◆ STATED EXERCISE ◆
Show all lines of the listing that hold the word "this".

◆ RECORD LIST ◆
-=-=-=-=-
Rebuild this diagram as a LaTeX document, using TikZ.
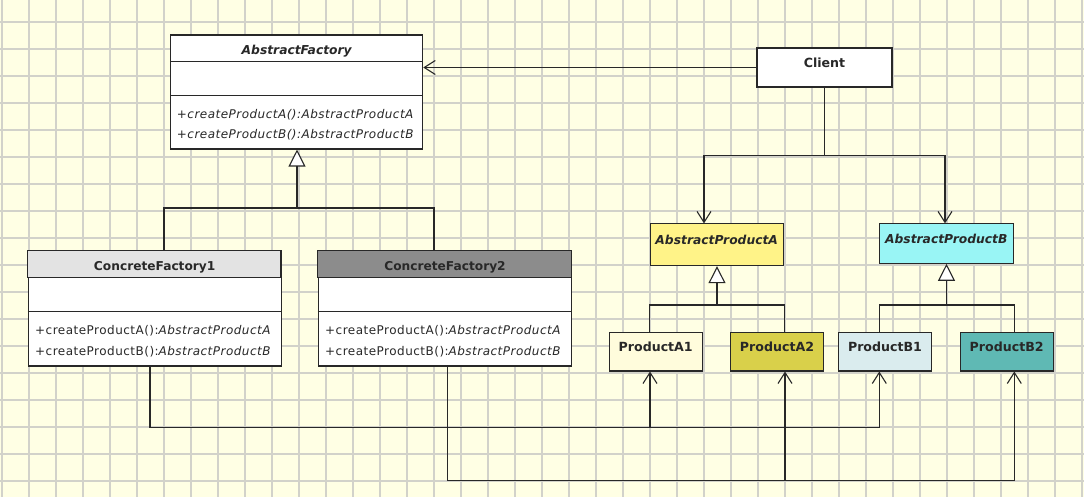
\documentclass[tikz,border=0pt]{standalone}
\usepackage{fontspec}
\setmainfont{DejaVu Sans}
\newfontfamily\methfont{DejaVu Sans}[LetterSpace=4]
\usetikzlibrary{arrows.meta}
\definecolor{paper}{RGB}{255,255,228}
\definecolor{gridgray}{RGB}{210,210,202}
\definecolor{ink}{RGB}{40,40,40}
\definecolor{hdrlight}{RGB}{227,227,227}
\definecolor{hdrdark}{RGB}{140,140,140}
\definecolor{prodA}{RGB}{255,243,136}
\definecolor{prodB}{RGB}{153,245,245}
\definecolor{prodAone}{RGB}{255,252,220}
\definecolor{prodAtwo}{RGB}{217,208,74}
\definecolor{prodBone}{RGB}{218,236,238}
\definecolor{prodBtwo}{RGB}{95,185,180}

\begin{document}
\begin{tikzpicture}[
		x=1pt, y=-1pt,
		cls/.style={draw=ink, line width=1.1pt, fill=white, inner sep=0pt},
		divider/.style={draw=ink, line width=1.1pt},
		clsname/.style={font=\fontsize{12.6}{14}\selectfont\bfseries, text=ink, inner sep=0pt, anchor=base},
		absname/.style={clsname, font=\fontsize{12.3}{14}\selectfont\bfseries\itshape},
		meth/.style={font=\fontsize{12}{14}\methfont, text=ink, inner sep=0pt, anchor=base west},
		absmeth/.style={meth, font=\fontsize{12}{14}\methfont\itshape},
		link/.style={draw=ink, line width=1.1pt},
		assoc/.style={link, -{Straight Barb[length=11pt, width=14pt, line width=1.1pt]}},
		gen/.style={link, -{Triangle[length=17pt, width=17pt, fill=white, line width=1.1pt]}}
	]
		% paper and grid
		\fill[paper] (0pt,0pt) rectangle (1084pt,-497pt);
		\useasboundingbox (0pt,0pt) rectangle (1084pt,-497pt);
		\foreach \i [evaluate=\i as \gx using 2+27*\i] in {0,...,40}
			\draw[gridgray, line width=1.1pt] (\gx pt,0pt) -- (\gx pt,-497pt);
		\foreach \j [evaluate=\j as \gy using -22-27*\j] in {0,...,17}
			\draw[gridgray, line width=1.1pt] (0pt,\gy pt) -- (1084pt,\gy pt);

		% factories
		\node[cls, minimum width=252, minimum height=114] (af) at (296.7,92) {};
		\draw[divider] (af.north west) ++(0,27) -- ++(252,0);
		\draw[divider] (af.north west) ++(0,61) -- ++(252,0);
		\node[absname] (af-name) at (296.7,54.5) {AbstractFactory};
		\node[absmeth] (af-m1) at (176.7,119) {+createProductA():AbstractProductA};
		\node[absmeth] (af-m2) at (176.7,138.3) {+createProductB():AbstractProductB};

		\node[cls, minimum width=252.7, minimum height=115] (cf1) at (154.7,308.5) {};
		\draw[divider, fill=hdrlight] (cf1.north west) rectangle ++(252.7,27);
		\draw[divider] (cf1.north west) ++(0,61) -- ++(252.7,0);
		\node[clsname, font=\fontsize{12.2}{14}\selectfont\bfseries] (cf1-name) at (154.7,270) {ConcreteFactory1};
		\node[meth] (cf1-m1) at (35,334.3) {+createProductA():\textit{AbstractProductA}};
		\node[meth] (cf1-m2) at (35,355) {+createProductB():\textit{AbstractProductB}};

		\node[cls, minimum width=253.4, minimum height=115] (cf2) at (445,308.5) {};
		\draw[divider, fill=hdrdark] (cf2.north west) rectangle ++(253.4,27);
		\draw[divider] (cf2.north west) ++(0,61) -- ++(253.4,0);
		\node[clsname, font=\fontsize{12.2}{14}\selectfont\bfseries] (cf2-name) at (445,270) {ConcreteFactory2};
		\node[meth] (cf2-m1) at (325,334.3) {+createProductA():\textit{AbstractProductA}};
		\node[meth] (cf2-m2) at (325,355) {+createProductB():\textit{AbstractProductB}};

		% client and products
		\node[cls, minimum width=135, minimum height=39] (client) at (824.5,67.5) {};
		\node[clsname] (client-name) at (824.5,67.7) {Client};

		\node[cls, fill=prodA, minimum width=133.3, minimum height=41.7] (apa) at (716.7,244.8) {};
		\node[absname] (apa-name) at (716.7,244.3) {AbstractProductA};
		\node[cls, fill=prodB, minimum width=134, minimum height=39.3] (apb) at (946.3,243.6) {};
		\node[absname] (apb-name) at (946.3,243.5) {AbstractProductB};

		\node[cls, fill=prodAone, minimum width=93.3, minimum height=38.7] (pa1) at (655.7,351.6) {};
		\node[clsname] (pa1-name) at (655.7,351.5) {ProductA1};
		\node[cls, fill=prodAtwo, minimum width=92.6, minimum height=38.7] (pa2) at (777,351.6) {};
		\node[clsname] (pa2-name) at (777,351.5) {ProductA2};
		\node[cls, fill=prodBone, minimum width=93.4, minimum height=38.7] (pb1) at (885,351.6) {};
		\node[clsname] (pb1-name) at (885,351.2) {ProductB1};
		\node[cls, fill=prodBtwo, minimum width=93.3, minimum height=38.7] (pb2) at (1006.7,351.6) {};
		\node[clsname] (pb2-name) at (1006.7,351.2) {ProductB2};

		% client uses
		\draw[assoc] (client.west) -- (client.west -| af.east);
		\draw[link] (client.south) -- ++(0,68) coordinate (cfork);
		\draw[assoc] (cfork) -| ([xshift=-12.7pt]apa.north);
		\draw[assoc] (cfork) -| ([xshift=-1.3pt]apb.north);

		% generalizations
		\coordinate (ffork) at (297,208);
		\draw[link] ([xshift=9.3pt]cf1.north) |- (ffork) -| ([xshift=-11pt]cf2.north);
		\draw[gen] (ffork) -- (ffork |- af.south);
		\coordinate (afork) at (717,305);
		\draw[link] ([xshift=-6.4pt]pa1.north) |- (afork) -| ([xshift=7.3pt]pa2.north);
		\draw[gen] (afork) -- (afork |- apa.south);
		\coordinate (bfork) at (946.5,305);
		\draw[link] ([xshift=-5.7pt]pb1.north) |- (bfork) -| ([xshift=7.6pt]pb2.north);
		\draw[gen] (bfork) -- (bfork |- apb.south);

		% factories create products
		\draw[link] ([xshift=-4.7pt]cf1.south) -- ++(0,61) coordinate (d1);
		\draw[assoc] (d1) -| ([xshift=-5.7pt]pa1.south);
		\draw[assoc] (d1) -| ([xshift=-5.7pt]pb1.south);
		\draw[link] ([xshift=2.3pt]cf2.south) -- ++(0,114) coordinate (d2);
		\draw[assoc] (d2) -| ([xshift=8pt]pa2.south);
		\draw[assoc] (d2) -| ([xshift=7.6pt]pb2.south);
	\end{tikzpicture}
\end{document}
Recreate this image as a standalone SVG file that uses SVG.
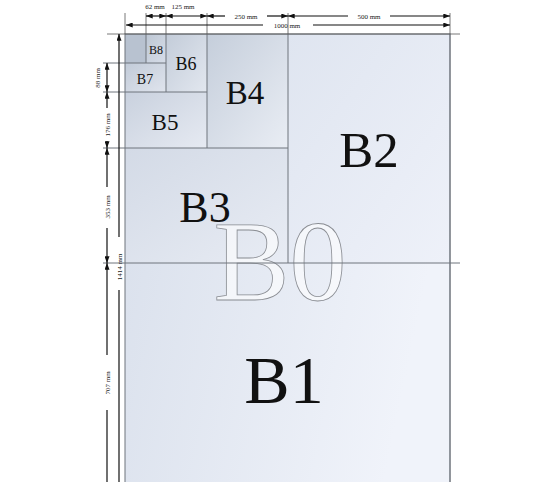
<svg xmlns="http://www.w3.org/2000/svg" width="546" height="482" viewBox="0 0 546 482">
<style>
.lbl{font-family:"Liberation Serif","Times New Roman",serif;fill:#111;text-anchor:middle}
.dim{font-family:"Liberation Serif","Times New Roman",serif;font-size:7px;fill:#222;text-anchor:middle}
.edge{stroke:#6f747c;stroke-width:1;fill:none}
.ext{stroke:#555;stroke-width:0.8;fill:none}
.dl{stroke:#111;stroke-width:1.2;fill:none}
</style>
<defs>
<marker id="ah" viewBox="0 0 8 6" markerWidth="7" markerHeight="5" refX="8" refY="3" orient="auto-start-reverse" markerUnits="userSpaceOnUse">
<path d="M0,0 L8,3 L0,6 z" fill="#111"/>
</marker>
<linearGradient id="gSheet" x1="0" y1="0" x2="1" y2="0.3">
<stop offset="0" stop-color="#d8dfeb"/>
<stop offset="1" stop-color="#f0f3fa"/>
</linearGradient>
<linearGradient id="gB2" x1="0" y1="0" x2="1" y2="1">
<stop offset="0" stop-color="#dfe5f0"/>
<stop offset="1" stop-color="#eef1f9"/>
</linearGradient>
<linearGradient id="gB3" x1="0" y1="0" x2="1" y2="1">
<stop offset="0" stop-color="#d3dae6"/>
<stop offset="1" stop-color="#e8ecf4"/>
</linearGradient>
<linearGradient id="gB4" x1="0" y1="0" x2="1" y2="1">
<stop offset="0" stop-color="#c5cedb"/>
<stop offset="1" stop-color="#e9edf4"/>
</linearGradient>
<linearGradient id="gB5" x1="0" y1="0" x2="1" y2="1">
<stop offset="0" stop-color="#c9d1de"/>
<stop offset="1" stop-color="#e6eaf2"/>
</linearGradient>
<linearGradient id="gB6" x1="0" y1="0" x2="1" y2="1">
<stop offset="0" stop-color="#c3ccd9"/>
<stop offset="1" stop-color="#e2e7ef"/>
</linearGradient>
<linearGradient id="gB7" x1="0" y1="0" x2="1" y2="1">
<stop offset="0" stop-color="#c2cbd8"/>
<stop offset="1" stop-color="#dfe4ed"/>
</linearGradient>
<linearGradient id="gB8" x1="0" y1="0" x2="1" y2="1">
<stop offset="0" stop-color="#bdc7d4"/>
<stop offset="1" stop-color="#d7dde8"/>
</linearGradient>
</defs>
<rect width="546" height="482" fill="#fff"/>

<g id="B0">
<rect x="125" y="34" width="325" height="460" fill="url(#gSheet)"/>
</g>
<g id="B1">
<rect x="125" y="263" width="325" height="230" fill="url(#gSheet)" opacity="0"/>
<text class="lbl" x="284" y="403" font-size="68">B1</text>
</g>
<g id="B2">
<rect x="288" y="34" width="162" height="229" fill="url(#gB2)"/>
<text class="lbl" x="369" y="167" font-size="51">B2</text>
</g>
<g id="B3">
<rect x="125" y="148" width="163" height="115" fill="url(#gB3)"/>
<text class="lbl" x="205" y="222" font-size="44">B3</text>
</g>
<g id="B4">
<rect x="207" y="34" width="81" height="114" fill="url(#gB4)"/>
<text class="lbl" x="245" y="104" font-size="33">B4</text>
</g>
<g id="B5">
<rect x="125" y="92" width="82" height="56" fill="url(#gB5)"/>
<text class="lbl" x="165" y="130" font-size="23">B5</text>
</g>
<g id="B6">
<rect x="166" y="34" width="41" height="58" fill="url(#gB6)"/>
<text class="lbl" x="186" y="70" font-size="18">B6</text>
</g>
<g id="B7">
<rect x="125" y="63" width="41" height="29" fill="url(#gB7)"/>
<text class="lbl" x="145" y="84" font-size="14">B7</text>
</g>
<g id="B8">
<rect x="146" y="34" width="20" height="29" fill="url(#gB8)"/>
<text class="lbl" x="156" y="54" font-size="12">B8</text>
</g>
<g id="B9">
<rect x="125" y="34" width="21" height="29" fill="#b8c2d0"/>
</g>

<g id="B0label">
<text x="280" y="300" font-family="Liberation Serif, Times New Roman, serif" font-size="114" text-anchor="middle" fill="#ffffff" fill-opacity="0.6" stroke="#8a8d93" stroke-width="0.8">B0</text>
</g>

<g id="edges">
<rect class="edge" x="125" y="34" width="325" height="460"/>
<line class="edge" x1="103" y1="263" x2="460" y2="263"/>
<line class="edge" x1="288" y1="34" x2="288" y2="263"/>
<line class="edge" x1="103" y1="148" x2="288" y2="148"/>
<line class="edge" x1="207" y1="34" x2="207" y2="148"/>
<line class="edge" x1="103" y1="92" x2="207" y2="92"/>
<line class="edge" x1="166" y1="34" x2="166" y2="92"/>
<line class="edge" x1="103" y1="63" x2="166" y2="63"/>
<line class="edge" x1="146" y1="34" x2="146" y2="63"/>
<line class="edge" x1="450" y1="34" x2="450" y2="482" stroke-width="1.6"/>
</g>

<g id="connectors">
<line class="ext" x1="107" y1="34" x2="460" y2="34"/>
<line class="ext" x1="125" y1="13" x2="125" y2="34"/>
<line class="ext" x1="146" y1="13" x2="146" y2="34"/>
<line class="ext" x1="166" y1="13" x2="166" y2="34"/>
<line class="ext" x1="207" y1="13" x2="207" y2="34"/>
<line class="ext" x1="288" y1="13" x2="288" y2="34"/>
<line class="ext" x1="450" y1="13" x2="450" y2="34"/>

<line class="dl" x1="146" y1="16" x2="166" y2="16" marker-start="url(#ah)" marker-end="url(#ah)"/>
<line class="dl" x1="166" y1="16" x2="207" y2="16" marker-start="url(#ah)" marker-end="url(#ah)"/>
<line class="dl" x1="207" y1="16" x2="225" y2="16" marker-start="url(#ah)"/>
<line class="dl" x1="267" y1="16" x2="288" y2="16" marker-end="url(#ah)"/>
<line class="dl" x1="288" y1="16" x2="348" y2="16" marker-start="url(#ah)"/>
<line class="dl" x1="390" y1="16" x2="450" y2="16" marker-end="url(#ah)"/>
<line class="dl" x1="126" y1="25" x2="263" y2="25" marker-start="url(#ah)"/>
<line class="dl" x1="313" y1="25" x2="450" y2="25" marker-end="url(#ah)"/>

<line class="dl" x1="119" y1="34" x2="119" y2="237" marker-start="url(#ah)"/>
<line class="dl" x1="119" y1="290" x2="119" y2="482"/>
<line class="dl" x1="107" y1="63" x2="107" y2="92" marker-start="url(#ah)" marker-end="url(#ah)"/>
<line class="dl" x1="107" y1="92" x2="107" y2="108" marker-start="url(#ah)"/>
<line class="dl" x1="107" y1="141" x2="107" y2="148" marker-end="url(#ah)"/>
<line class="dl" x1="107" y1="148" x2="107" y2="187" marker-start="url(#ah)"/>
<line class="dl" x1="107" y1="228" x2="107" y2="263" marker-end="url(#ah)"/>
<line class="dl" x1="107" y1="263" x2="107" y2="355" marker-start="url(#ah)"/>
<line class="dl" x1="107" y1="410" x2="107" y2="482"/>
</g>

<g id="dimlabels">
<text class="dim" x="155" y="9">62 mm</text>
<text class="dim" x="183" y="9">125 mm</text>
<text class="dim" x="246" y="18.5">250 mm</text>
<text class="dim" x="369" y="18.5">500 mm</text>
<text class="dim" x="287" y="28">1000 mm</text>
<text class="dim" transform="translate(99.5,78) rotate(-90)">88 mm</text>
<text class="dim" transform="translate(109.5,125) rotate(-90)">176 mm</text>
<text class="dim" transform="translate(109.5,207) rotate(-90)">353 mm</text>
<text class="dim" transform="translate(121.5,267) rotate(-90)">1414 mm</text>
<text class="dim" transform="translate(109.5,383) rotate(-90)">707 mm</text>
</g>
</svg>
-=-=-=-=-
◆ FINAL RESULT ◆
Rebuild this diagram as a LaTeX document, using TikZ.
Recreate this image as a standalone SVG file that uses SVG.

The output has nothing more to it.